* INSTRUCTION
Read through the data and count the lines that contain the string "diagram"; give only the result.

# start of RAW DATA

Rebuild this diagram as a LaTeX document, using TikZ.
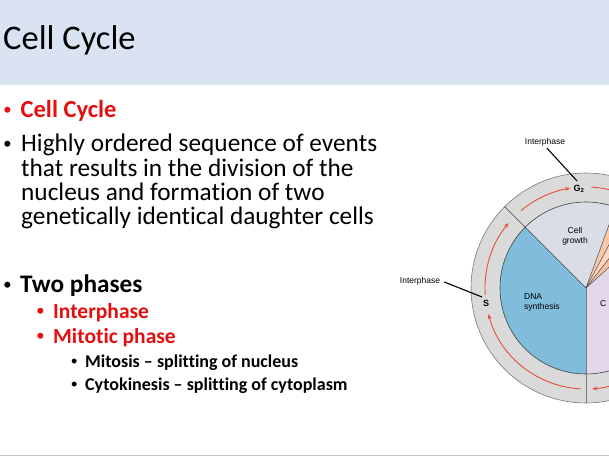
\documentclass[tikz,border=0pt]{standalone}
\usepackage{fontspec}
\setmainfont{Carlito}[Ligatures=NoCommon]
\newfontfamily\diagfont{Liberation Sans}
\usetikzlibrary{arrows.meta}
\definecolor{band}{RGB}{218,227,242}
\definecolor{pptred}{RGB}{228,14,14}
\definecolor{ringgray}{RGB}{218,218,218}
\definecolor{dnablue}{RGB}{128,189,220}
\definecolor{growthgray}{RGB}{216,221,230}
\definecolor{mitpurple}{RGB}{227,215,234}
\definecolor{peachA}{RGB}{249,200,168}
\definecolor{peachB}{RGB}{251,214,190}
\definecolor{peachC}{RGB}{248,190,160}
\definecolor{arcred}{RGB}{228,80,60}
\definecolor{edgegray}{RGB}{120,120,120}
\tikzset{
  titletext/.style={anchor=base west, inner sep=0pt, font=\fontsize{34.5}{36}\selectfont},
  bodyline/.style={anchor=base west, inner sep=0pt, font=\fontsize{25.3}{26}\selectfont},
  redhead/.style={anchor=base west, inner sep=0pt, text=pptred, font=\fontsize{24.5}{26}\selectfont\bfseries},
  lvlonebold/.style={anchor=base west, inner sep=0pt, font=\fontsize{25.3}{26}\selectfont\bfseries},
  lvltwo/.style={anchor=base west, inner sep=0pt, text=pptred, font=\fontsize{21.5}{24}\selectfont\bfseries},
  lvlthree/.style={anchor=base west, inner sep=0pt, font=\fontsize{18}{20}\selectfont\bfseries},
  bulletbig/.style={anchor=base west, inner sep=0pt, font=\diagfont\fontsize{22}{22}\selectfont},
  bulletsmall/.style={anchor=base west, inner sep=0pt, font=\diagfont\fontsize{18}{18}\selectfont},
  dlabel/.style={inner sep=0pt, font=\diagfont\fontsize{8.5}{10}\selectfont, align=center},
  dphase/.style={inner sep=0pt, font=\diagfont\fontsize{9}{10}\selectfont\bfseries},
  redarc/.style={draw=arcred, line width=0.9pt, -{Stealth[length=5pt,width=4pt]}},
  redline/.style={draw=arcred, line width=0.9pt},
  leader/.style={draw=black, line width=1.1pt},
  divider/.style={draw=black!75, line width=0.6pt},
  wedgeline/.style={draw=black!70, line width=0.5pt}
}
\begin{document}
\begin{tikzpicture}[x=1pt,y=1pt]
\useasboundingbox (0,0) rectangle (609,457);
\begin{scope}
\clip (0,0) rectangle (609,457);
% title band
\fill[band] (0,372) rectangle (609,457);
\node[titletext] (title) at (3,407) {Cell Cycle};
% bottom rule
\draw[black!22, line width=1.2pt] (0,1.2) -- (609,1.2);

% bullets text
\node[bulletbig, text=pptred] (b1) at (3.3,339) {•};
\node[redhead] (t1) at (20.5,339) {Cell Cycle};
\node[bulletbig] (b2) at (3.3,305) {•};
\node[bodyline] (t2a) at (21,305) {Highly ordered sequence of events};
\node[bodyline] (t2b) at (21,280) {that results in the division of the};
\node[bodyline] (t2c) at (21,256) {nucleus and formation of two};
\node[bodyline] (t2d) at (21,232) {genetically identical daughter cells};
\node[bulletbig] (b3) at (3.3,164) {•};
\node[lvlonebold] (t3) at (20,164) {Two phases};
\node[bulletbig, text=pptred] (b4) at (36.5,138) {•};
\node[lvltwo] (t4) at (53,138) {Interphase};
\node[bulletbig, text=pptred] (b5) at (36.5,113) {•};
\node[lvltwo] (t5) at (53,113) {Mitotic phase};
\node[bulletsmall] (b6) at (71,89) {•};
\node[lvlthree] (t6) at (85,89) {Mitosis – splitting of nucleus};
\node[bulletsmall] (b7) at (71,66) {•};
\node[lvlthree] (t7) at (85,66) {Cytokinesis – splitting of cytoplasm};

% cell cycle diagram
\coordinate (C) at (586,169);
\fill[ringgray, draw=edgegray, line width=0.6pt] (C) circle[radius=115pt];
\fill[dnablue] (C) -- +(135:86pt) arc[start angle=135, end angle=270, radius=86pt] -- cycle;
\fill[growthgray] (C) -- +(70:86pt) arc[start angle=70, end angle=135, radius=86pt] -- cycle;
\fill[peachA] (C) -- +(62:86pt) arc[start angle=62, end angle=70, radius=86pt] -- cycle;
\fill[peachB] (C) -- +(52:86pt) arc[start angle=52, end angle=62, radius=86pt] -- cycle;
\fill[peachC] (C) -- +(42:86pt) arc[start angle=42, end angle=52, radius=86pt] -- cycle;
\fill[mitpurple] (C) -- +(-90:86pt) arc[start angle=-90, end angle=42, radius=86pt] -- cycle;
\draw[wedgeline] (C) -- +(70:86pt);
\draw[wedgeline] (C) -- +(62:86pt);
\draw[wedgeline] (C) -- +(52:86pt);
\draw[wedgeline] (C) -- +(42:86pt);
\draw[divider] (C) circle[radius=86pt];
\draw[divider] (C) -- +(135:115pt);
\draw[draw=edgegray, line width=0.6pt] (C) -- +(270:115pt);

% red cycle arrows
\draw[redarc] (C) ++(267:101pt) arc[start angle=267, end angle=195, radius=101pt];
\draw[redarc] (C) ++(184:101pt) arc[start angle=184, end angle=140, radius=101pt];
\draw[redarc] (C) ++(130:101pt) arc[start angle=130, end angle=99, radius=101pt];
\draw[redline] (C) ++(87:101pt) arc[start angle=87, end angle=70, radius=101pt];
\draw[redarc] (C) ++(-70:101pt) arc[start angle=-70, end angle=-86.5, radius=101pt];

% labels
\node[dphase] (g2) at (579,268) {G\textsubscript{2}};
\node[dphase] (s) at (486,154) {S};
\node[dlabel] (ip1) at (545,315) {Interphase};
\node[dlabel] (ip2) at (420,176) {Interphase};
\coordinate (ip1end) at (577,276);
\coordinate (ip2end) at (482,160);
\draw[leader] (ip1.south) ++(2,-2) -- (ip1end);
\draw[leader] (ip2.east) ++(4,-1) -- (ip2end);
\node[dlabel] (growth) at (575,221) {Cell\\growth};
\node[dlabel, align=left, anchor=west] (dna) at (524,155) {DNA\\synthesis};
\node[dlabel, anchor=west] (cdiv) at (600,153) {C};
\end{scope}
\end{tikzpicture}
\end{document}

# end of RAW DATA
# start of RAW DATA

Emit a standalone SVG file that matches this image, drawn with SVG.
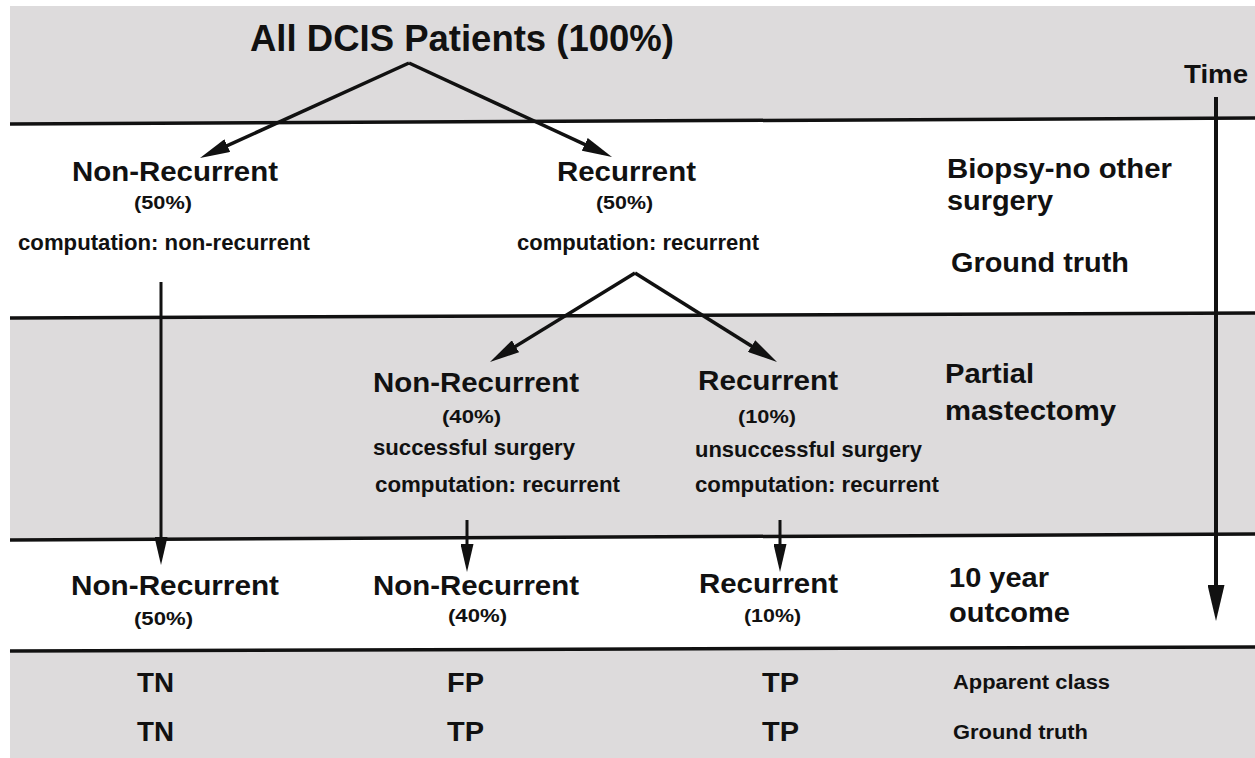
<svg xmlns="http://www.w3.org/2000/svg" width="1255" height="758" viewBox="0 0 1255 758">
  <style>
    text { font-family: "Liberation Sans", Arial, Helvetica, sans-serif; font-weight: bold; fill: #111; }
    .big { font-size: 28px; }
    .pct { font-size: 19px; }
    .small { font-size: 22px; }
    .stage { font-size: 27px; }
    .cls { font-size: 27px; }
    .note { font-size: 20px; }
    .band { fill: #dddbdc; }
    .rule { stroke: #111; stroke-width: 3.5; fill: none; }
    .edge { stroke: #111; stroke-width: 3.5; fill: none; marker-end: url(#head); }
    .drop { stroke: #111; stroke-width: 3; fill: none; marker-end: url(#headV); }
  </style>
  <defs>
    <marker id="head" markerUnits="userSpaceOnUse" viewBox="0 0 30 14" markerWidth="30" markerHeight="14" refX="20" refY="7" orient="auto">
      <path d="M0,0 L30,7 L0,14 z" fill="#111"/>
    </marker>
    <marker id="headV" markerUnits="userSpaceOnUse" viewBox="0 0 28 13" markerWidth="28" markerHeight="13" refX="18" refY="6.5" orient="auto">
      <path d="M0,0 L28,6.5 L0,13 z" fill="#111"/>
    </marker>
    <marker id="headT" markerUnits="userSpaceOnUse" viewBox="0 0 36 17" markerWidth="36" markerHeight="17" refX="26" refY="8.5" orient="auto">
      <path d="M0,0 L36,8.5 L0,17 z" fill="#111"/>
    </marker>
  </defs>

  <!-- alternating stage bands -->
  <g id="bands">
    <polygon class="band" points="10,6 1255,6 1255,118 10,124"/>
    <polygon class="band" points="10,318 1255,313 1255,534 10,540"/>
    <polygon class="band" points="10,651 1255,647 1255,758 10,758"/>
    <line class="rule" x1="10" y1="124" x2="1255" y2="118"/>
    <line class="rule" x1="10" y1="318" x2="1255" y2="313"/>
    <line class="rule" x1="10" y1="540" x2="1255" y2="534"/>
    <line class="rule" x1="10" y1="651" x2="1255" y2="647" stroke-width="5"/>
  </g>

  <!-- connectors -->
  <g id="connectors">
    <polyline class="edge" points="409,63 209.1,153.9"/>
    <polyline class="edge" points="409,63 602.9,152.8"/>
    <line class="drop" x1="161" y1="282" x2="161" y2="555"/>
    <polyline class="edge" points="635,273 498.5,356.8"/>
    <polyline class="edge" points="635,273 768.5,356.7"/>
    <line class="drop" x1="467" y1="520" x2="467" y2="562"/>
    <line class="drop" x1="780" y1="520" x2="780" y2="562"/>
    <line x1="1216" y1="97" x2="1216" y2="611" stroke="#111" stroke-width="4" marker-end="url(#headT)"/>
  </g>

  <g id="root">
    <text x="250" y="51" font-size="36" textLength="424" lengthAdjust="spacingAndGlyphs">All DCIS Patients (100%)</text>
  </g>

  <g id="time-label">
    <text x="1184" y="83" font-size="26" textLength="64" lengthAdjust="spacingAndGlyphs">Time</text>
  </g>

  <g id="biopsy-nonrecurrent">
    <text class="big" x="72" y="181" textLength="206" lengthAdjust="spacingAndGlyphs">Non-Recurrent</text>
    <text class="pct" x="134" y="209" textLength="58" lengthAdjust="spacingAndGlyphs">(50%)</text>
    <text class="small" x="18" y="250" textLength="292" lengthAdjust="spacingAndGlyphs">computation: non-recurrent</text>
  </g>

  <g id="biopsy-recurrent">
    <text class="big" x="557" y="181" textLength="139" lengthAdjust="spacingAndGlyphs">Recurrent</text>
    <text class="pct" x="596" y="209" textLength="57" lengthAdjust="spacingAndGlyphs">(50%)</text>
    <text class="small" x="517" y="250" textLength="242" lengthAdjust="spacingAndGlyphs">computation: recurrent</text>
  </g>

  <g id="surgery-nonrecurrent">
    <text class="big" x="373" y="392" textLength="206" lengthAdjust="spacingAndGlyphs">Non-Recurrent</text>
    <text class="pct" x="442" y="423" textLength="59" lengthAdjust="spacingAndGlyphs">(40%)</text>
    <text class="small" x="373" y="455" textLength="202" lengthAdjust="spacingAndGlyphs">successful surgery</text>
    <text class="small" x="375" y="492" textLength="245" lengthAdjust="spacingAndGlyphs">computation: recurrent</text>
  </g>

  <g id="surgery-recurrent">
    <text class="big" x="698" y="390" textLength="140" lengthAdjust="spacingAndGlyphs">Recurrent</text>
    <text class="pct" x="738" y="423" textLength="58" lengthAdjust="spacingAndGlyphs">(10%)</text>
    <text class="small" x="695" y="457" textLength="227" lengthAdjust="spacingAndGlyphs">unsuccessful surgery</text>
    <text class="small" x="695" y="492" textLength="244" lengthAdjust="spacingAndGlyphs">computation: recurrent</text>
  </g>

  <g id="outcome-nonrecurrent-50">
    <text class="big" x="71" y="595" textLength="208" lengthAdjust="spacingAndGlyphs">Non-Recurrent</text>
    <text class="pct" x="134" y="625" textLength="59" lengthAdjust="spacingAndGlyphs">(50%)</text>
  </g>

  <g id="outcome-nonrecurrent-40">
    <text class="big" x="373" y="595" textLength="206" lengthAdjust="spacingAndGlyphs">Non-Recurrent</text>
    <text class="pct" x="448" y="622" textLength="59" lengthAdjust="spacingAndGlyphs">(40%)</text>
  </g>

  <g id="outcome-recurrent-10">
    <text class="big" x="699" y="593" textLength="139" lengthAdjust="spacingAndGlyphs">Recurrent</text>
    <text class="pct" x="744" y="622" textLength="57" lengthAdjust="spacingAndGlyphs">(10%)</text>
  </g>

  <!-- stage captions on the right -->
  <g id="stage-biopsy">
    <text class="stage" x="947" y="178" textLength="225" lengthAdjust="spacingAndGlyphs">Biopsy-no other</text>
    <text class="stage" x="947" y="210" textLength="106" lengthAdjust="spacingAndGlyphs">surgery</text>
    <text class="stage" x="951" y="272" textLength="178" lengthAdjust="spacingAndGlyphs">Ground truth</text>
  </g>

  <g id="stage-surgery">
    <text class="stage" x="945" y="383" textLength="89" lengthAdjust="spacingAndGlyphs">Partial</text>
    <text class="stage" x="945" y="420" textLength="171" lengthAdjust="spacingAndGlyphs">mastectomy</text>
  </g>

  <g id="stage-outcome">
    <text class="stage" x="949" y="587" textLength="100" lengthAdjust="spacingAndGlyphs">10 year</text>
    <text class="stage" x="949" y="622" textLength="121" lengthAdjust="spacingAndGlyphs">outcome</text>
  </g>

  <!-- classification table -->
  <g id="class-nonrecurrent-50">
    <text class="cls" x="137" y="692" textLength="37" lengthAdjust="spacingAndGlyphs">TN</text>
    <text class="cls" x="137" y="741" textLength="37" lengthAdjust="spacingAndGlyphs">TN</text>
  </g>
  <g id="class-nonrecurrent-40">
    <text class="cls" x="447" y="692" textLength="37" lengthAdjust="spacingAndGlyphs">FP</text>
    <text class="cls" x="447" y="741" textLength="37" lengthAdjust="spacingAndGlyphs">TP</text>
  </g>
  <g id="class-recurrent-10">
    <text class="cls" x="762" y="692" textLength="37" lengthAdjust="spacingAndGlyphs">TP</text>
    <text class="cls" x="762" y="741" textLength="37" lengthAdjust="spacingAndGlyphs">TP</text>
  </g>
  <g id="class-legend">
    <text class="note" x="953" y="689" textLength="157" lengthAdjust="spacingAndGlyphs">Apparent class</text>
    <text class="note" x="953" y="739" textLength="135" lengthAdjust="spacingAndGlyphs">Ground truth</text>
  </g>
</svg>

# end of RAW DATA
# start of RAW DATA

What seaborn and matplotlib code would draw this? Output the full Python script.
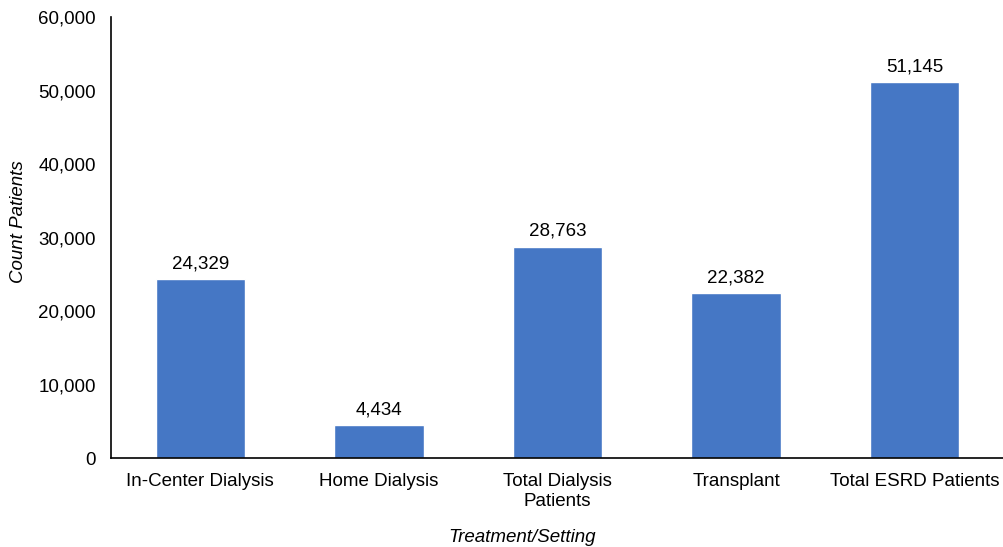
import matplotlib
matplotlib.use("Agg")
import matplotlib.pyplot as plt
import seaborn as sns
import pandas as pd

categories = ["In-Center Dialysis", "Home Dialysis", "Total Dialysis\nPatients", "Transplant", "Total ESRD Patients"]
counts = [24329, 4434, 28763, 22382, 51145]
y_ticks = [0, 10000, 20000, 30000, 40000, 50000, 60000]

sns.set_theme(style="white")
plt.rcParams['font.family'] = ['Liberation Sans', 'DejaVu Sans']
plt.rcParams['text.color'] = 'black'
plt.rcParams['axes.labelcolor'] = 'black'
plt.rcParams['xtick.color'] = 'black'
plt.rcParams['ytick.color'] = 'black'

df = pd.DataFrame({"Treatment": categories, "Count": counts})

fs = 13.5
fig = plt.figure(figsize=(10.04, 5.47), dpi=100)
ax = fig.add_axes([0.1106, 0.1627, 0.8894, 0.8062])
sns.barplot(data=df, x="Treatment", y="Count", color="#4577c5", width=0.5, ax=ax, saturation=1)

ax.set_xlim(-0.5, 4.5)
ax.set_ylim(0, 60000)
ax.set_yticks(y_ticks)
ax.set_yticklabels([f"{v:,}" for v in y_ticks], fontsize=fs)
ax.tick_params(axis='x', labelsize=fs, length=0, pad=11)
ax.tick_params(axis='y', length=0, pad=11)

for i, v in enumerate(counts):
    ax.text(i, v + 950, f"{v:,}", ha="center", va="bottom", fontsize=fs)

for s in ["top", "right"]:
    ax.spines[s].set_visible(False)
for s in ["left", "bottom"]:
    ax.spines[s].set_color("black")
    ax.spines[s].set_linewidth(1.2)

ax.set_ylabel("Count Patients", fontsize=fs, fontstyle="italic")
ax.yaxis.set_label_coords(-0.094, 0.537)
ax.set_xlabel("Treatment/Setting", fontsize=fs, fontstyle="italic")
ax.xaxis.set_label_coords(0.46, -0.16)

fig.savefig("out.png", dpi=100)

# end of RAW DATA

* TASK SOLUTION
2